Here are some guidelines:

  1. Loan only on property that would be a good investment for the IRA. You need to always have a “plan B.” If property is used as collateral for the loan and if the buyer defaults, the IRA could end up being the owner of the property.

  2. Make sure the borrower has some “skin” in the game. For example, don’t lend money for the purchase and the repairs. It’s best if the borrower escrows money for the repairs so you can make sure the repairs get completed.

  3. Don’t lend money to someone you would have a hard time foreclosing on.

  4. It goes without saying that everything should always be in writing with clear and defined late fees and default action steps.

  5. If a loan goes into default, make sure to take action immediately. Delaying the process can be very costly. The foreclosure process can always be stopped once it has begun, but by taking immediate action it demonstrates to the borrower that you will keep to the letter of the contract.

  6. The loan is best structured by having a payment due every month, even if it is an interest only payment. There are two main purposes for collecting monthly payments; one to make sure the borrower is moving forward on the project, and two because if there aren’t payments due on the loan, the loan can’t go into default and, therefore, foreclosure isn’t possible.

  7. It’s important to hire a professional to help with the process. In an IRA that is Self-Directed, the owner makes the final decisions; however, it doesn’t necessarily mean they possess the knowledge to properly evaluate the property, borrower and coordinate the process. A professional would investigate the borrower, coordinate with the title company, order the appraisal and make sure insurance is in place, as an example. These costs are usually passed on to the borrower as part of the up-front loan cost.

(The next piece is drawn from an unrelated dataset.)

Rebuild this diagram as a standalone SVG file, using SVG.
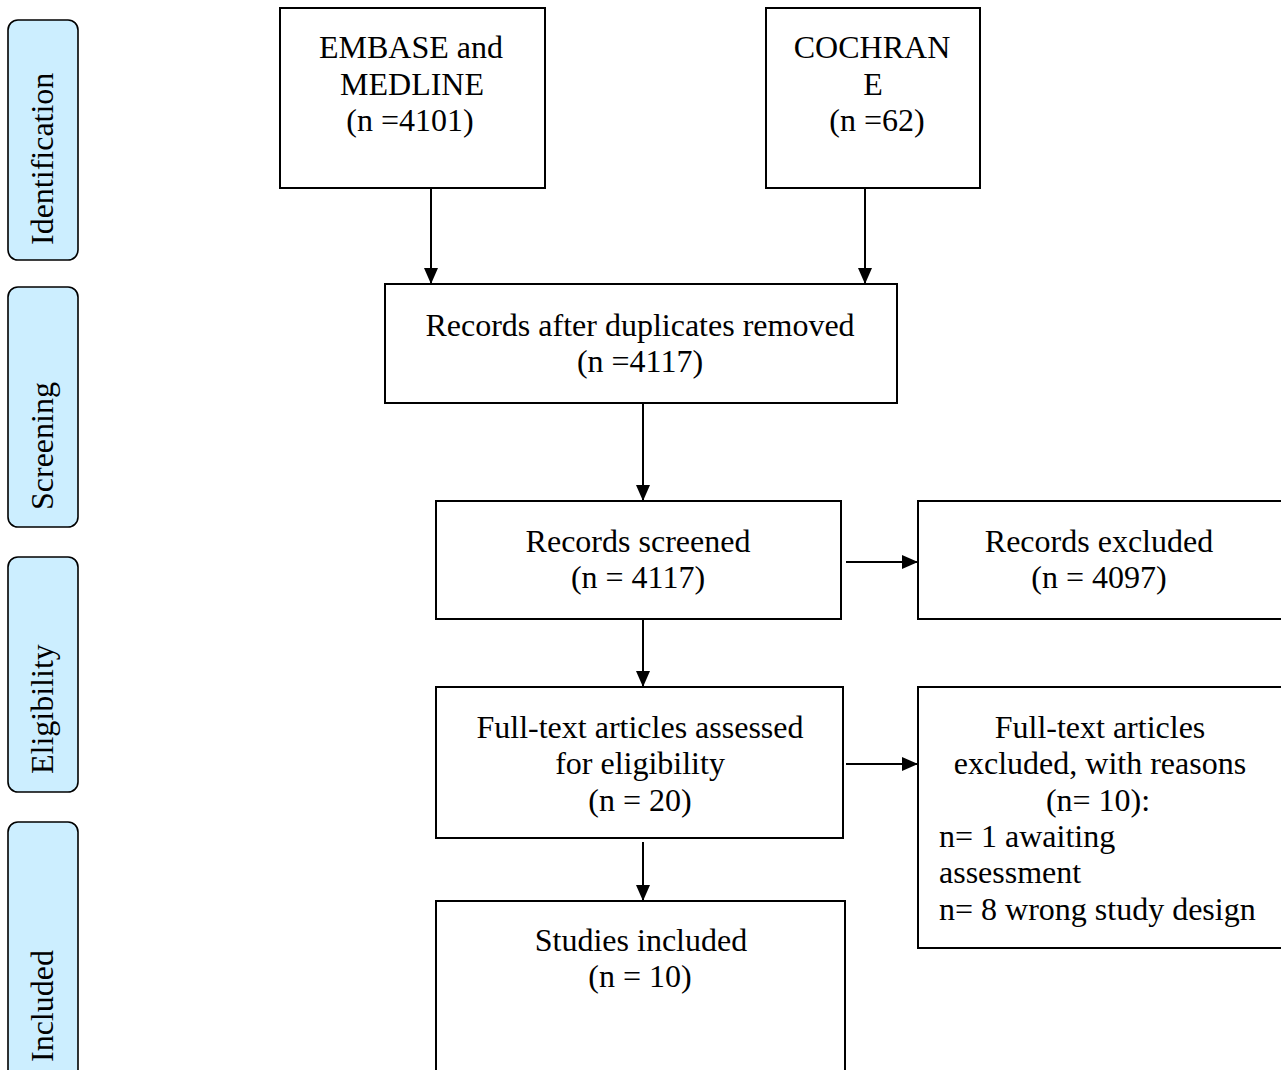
<svg xmlns="http://www.w3.org/2000/svg" width="1281" height="1070" viewBox="0 0 1281 1070">
<style>
.box{fill:#fff;stroke:#000;stroke-width:2}
.side{fill:#cceeff;stroke:#000;stroke-width:1.6}
text{font-family:"Liberation Serif","Times New Roman",serif;font-size:32px;fill:#000}
.c{text-anchor:middle}
.conn line{stroke:#000;stroke-width:2}
</style>
<defs>
<marker id="ah" viewBox="0 0 16 14" refX="16" refY="7" markerWidth="16" markerHeight="14" markerUnits="userSpaceOnUse" orient="auto">
<path d="M0,0 L16,7 L0,14 Z" fill="#000"/>
</marker>
</defs>
<rect width="1281" height="1070" fill="#fff"/>

<g id="lbl-identification">
<rect class="side" x="8" y="20" width="70" height="240" rx="10"/>
<text transform="translate(53,245) rotate(-90)">Identification</text>
</g>
<g id="lbl-screening">
<rect class="side" x="8" y="287" width="70" height="240" rx="10"/>
<text transform="translate(53,510) rotate(-90)">Screening</text>
</g>
<g id="lbl-eligibility">
<rect class="side" x="8" y="557" width="70" height="235" rx="10"/>
<text transform="translate(53,774) rotate(-90)">Eligibility</text>
</g>
<g id="lbl-included">
<rect class="side" x="8" y="822" width="70" height="260" rx="10"/>
<text transform="translate(53,1062) rotate(-90)">Included</text>
</g>

<g id="embase">
<rect class="box" x="280" y="8" width="265" height="180"/>
<text class="c" x="411" y="58">EMBASE and</text>
<text class="c" x="412" y="95">MEDLINE</text>
<text class="c" x="410" y="131">(n =4101)</text>
</g>
<g id="cochrane">
<rect class="box" x="766" y="8" width="214" height="180"/>
<text class="c" x="872" y="58">COCHRAN</text>
<text class="c" x="873" y="95">E</text>
<text class="c" x="877" y="131">(n =62)</text>
</g>
<g id="dedup">
<rect class="box" x="385" y="284" width="512" height="119"/>
<text class="c" x="640" y="336">Records after duplicates removed</text>
<text class="c" x="640" y="372">(n =4117)</text>
</g>
<g id="screened">
<rect class="box" x="436" y="501" width="405" height="118"/>
<text class="c" x="638" y="552">Records screened</text>
<text class="c" x="638" y="588">(n = 4117)</text>
</g>
<g id="excluded">
<rect class="box" x="918" y="501" width="380" height="118"/>
<text class="c" x="1099" y="552">Records excluded</text>
<text class="c" x="1099" y="588">(n = 4097)</text>
</g>
<g id="fulltext">
<rect class="box" x="436" y="687" width="407" height="151"/>
<text class="c" x="640" y="738">Full-text articles assessed</text>
<text class="c" x="640" y="774">for eligibility</text>
<text class="c" x="640" y="811">(n = 20)</text>
</g>
<g id="ft-excluded">
<rect class="box" x="918" y="687" width="380" height="261"/>
<text class="c" x="1100" y="738">Full-text articles</text>
<text class="c" x="1100" y="774">excluded, with reasons</text>
<text class="c" x="1098" y="811">(n= 10):</text>
<text x="939" y="847">n= 1 awaiting</text>
<text x="939" y="883">assessment</text>
<text x="939" y="920">n= 8 wrong study design</text>
</g>
<g id="included">
<rect class="box" x="436" y="901" width="409" height="190"/>
<text class="c" x="641" y="951">Studies included</text>
<text class="c" x="640" y="987">(n = 10)</text>
</g>

<g id="connectors" class="conn">
<line x1="431" y1="188" x2="431" y2="284" marker-end="url(#ah)"/>
<line x1="865" y1="188" x2="865" y2="284" marker-end="url(#ah)"/>
<line x1="643" y1="403" x2="643" y2="501" marker-end="url(#ah)"/>
<line x1="846" y1="562" x2="918" y2="562" marker-end="url(#ah)"/>
<line x1="643" y1="619" x2="643" y2="687" marker-end="url(#ah)"/>
<line x1="846" y1="764" x2="918" y2="764" marker-end="url(#ah)"/>
<line x1="643" y1="842" x2="643" y2="901" marker-end="url(#ah)"/>
</g>
</svg>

  8. Make sure a title insurance policy is part of the closing process.

  9. Make sure the hazard insurance for the property also names the IRA as additional insured.

  10. Always ask for a personal guarantee. Remember plan B. If the property decreases in value, then just foreclosing on the property might not be enough to satisfy the note.

  11. Ideally, a loan made from the IRA should always be in first position.

As the borrower, this can be an excellent way to finance your quick turn properties and have access to quick financing at a reasonable cost.